* Start *

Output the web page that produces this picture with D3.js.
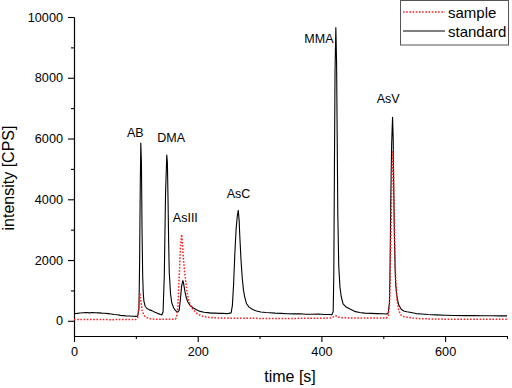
<!DOCTYPE html>
<html>
<head>
<meta charset="utf-8">
<script src="https://cdn.jsdelivr.net/npm/d3@7"></script>
<style>
  body { margin: 0; background: #fff; }
  text { font-family: "Liberation Sans", Arial, sans-serif; fill: #000; }
</style>
</head>
<body>
<div id="chart-area"></div>
<script>
// Data
// ****
const standardTime = [0, 5, 10, 15, 20, 25, 30, 35, 40, 45, 50, 55, 60, 65, 70, 75, 80, 85, 90, 95, 100, 103,
  105, 106, 107, 108, 109, 110, 111, 112, 113, 115, 118, 122, 126, 130, 135, 140, 142, 144, 146, 148, 150, 151,
  152, 153, 154, 156, 158, 161, 164, 166, 168, 170, 172, 174, 176, 177, 179, 181, 184, 188, 193, 198, 204, 210,
  216, 222, 228, 234, 240, 246, 250, 254, 256, 258, 260, 262, 264, 265.5, 267, 268, 270, 272, 274, 276, 279,
  283, 289, 295, 302, 310, 317, 325, 335, 345, 355, 365, 375, 385, 395, 405, 412, 417, 419, 420, 421, 422,
  423.3, 424.5, 425.5, 426.5, 428, 430, 432, 435, 440, 447, 455, 462, 470, 480, 490, 500, 505, 508, 510, 511,
  512, 513.5, 515, 516, 517, 518, 519, 520, 522, 525, 529, 533, 538, 545, 553, 562, 572, 585, 600, 615, 630,
  645, 660, 675, 690, 700]
const standardValues = [240, 245, 255, 265, 272, 262, 276, 266, 262, 252, 250, 238, 224, 208, 198, 178, 172, 158, 156, 148, 146, 152,
  400, 1800, 4200, 5850, 5200, 3000, 1500, 900, 650, 480, 405, 360, 335, 290, 245, 205, 192, 300, 1500, 4200, 5460, 5200,
  4000, 2600, 1600, 900, 600, 430, 340, 300, 295, 340, 700, 1150, 1325, 1250, 1000, 800, 620, 500, 420, 362, 310, 282,
  268, 252, 258, 246, 250, 238, 246, 262, 500, 1200, 2200, 3000, 3450, 3640, 3300, 2800, 2000, 1400, 1000, 780, 560,
  450, 372, 322, 292, 272, 266, 252, 244, 232, 228, 232, 218, 218, 222, 208, 206, 204, 300, 1500, 5000, 8200,
  9650, 8500, 6000, 3500, 1800, 1100, 800, 560, 452, 378, 302, 276, 252, 246, 238, 232, 224, 260, 600, 1800,
  3800, 5800, 6700, 6000, 4200, 2800, 1800, 1200, 800, 520, 382, 322, 298, 272, 238, 222, 206, 194, 182, 176, 170,
  174, 166, 166, 164, 162]

const sampleTime = [0, 10, 20, 30, 40, 50, 60, 70, 80, 90, 100, 103, 105, 106.5, 108, 110, 113, 117, 122, 130,
  140, 150, 160, 164, 166, 168, 170, 172, 174, 175.5, 177, 179, 182, 185, 189, 193, 200, 209, 220, 230, 245,
  260, 280, 300, 320, 340, 360, 380, 400, 415, 420, 423, 426, 432, 445, 460, 480, 495, 505, 508, 510, 512,
  514, 515.5, 517, 518.5, 520, 522, 525, 528, 534, 548, 560, 580, 600, 630, 660, 700]
const sampleValues = [40, 42, 45, 40, 42, 40, 38, 40, 42, 40, 45, 100, 500, 910, 700, 350, 180, 110, 70, 55,
  50, 52, 55, 60, 120, 500, 1400, 2400, 2840, 2500, 2000, 1580, 1050, 690, 480, 360, 220, 140, 110, 95, 90,
  85, 85, 80, 80, 78, 80, 82, 85, 90, 140, 170, 130, 100, 95, 92, 90, 92, 95, 150, 500, 2500,
  4800, 5600, 4300, 2600, 1400, 700, 350, 200, 130, 90, 70, 60, 55, 55, 52, 50]

const peakNames = ["AB", "DMA", "AsIII", "AsC", "MMA", "AsV"]
const peakLabelTime = [99, 157, 180, 266, 396, 508]
const peakLabelValue = [6050, 5890, 3250, 4040, 9140, 7170]

const xMajorTicks = [0, 200, 400, 600]
const xMinorTicks = [100, 300, 500, 700]
const yMajorTicks = [0, 2000, 4000, 6000, 8000, 10000]
const yMinorTicks = [1000, 3000, 5000, 7000, 9000]

// Config
// ******
const margin = {top: 17, right: 5, bottom: 52, left: 74}
const width = 433, height = 319

const svg = d3.select("#chart-area")
  .append("svg")
    .attr("width", 512)
    .attr("height", 388)

const g = svg.append("g")
  .attr("transform", "translate(" + margin.left + ", " + margin.top + ")")

const x = d3.scaleLinear().domain([0, 700]).range([0, width])
const y = d3.scaleLinear().domain([-500, 10000]).range([height, 0])

// Axes
// ****
function styleAxis(sel) {
  sel.select(".domain").attr("stroke", "#000").attr("stroke-width", 1.1)
  sel.selectAll(".tick line").attr("stroke", "#000").attr("stroke-width", 1.1)
  sel.selectAll("text").style("font-size", "12.7px").attr("fill", "#000")
}

g.append("g")
  .attr("transform", "translate(0, " + height + ")")
  .call(d3.axisBottom(x).tickValues(xMinorTicks).tickSize(3).tickSizeOuter(0).tickFormat(""))
  .call(styleAxis)
g.append("g")
  .attr("transform", "translate(0, " + height + ")")
  .call(d3.axisBottom(x).tickValues(xMajorTicks).tickSize(6).tickPadding(5).tickSizeOuter(0).tickFormat(d3.format("d")))
  .call(styleAxis)

g.append("g")
  .call(d3.axisLeft(y).tickValues(yMinorTicks).tickSize(3).tickSizeOuter(0).tickFormat(""))
  .call(styleAxis)
g.append("g")
  .call(d3.axisLeft(y).tickValues(yMajorTicks).tickSize(6).tickPadding(5).tickSizeOuter(0).tickFormat(d3.format("d")))
  .call(styleAxis)

// Labels
svg.append("text")
  .attr("x", 290)
  .attr("y", 382)
  .attr("text-anchor", "middle")
  .style("font-size", "16px")
  .text("time [s]")

svg.append("text")
  .attr("transform", "translate(13.5, 178) rotate(-90)")
  .attr("text-anchor", "middle")
  .style("font-size", "16px")
  .text("intensity [CPS]")

// Lines
// *****
const line = d3.line()
  .x(d => x(d[0]))
  .y(d => y(d[1]))

const sampleData = sampleTime.map((t, i) => [t, sampleValues[i]])
const standardData = standardTime.map((t, i) => [t, standardValues[i]])

g.append("path")
  .datum(standardData)
  .attr("fill", "none")
  .attr("stroke", "#000")
  .attr("stroke-width", 1.1)
  .attr("stroke-linejoin", "round")
  .attr("d", line)

g.append("path")
  .datum(sampleData)
  .attr("fill", "none")
  .attr("stroke", "#ff2020")
  .attr("stroke-width", 1.5)
  .attr("stroke-dasharray", "1.6,1.6")
  .attr("d", line)

// Peak names
g.selectAll(".peak-label")
  .data(peakNames)
  .enter().append("text")
    .attr("class", "peak-label")
    .attr("x", (d, i) => x(peakLabelTime[i]))
    .attr("y", (d, i) => y(peakLabelValue[i]))
    .attr("text-anchor", "middle")
    .style("font-size", "12.5px")
    .text(d => d)

// Legend
// ******
const legend = svg.append("g")
legend.append("rect")
  .attr("x", 400.5).attr("y", 0.5)
  .attr("width", 108).attr("height", 44.5)
  .attr("fill", "#fff")
  .attr("stroke", "#555")

legend.append("line")
  .attr("x1", 403).attr("x2", 445).attr("y1", 12).attr("y2", 12)
  .attr("stroke", "#ff2020").attr("stroke-width", 1.5).attr("stroke-dasharray", "1.6,1.6")
legend.append("line")
  .attr("x1", 403).attr("x2", 445).attr("y1", 31).attr("y2", 31)
  .attr("stroke", "#000").attr("stroke-width", 1.1)

legend.append("text").attr("x", 448).attr("y", 17.5).style("font-size", "15px").text("sample")
legend.append("text").attr("x", 448).attr("y", 36.5).style("font-size", "15px").text("standard")
</script>
</body>
</html>
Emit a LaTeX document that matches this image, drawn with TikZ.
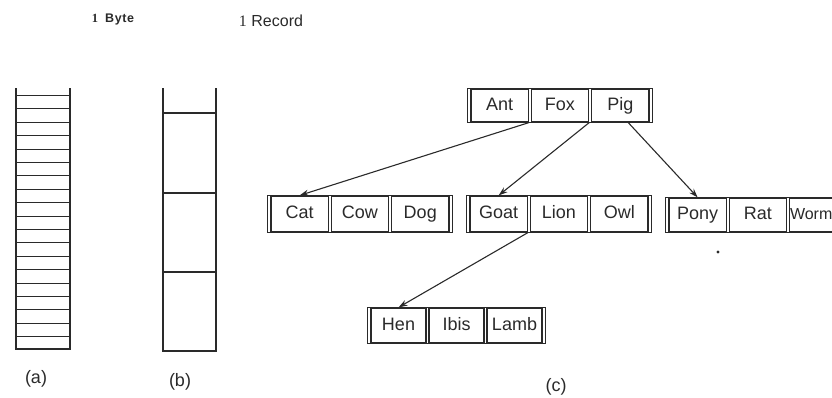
\documentclass[tikz,border=0pt]{standalone}
\usepackage{fontspec}
\setmainfont{Liberation Sans}
\newfontfamily\serifone{Liberation Serif}
\usetikzlibrary{arrows.meta,fit,calc}
\definecolor{ink}{HTML}{2A2A2A}
\tikzset{
  cell/.style={draw=ink, line width=1.2pt, minimum width=57.3pt, minimum height=#1, inner sep=0pt,
    text=ink, text height=12.5pt, text depth=3.5pt, font=\fontsize{18}{20}\selectfont},
  cell/.default=36pt,
  grp/.style={draw=ink, line width=1.2pt, inner xsep=3pt, inner ysep=0pt},
  ptr/.style={draw=ink, line width=1.1pt, -{Stealth[length=9pt,width=6pt]}},
  lab/.style={text=ink, font=\fontsize{18}{20}\selectfont},
  colline/.style={draw=ink, line width=1.3pt},
}
\begin{document}
\begin{tikzpicture}[x=1pt,y=-1pt]
\useasboundingbox (0,0) rectangle (832,397);
\clip (0,0) rectangle (832,397);

% titles
\node[text=ink, font=\fontsize{12.5}{14}\selectfont\bfseries] (tbyte) at (113,19) {{\serifone 1}\ \ B\kern0.6pt y\kern0.6pt t\kern0.6pt e};
\node[text=ink, font=\fontsize{16}{18}\selectfont] (trec) at (271,21) {{\serifone 1}\ Record};

% column (a)
\draw[colline] (16,88) -- (16,349) -- (70,349) -- (70,88);
\foreach \i in {0,...,18} {
  \draw[ink, line width=1.1pt] (16,95.5+\i*13.4) -- (70,95.5+\i*13.4);
}
\node[lab] (la) at (36,379) {(a)};

% column (b)
\draw[colline] (163,88) -- (163,351) -- (216,351) -- (216,88);
\foreach \yy in {113,193,272} {
  \draw[ink, line width=1.2pt] (163,\yy) -- (216,\yy);
}
\node[lab] (lb) at (180,382) {(b)};

% (c) tree
% root
\node[cell=33pt] (ant) at (499.65,105.5) {Ant};
\node[cell=33pt] (fox) at (559.95,105.5) {Fox};
\node[cell=33pt] (pig) at (620.25,105.5) {Pig};
\node[grp, fit=(ant)(pig)] (root) {};

% second level
\node[cell] (cat) at (299.65,214) {Cat};
\node[cell] (cow) at (359.95,214) {Cow};
\node[cell] (dog) at (420.25,214) {Dog};
\node[grp, fit=(cat)(dog)] (g1) {};

\node[cell] (goat) at (498.65,214) {Goat};
\node[cell] (lion) at (558.95,214) {Lion};
\node[cell] (owl) at (619.25,214) {Owl};
\node[grp, fit=(goat)(owl)] (g2) {};

\node[cell=34pt] (pony) at (697.65,215) {Pony};
\node[cell=34pt] (rat) at (757.95,215) {Rat};
\node[cell=34pt] (worm) at (818.25,215) {};
\node[text=ink, inner sep=0pt, anchor=west, text height=12.5pt, text depth=3.5pt,
  font=\fontsize{16}{20}\selectfont] (wormt) at ($(worm.west)+(0.8,0)$) {Worm};
\node[grp, fit=(pony)(worm)] (g3) {};

% third level
\node[cell=35pt, minimum width=55pt] (hen) at (398.5,325.5) {Hen};
\node[cell=35pt, minimum width=55pt] (ibis) at (456.5,325.5) {Ibis};
\node[cell=35pt, minimum width=55pt] (lamb) at (514.5,325.5) {Lamb};
\node[grp, fit=(hen)(lamb)] (g4) {};

% pointers
\draw[ptr] (ant.south east) -- (cat.north);
\draw[ptr] (fox.south east) -- (goat.north);
\coordinate (pigp) at ($(pig.south)+(8,0)$);
\draw[ptr] (pigp) -- (pony.north);
\draw[ptr] (goat.south east) -- (hen.north);

\fill[ink] (718,252) circle (1.6);

\node[lab] (lc) at (556,387) {(c)};
\end{tikzpicture}
\end{document}
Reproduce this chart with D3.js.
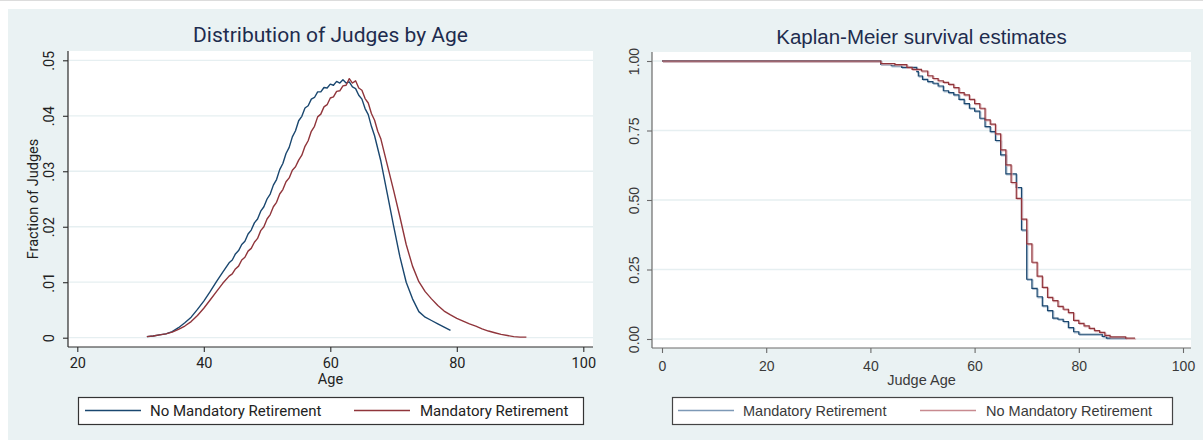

* End *

Only lines with the string "this" belong in your answer; copy each one.

Output the web page that produces this picture with D3.js.
Emit a LaTeX document that matches this image, drawn with TikZ.
Reproduce this chart with D3.js.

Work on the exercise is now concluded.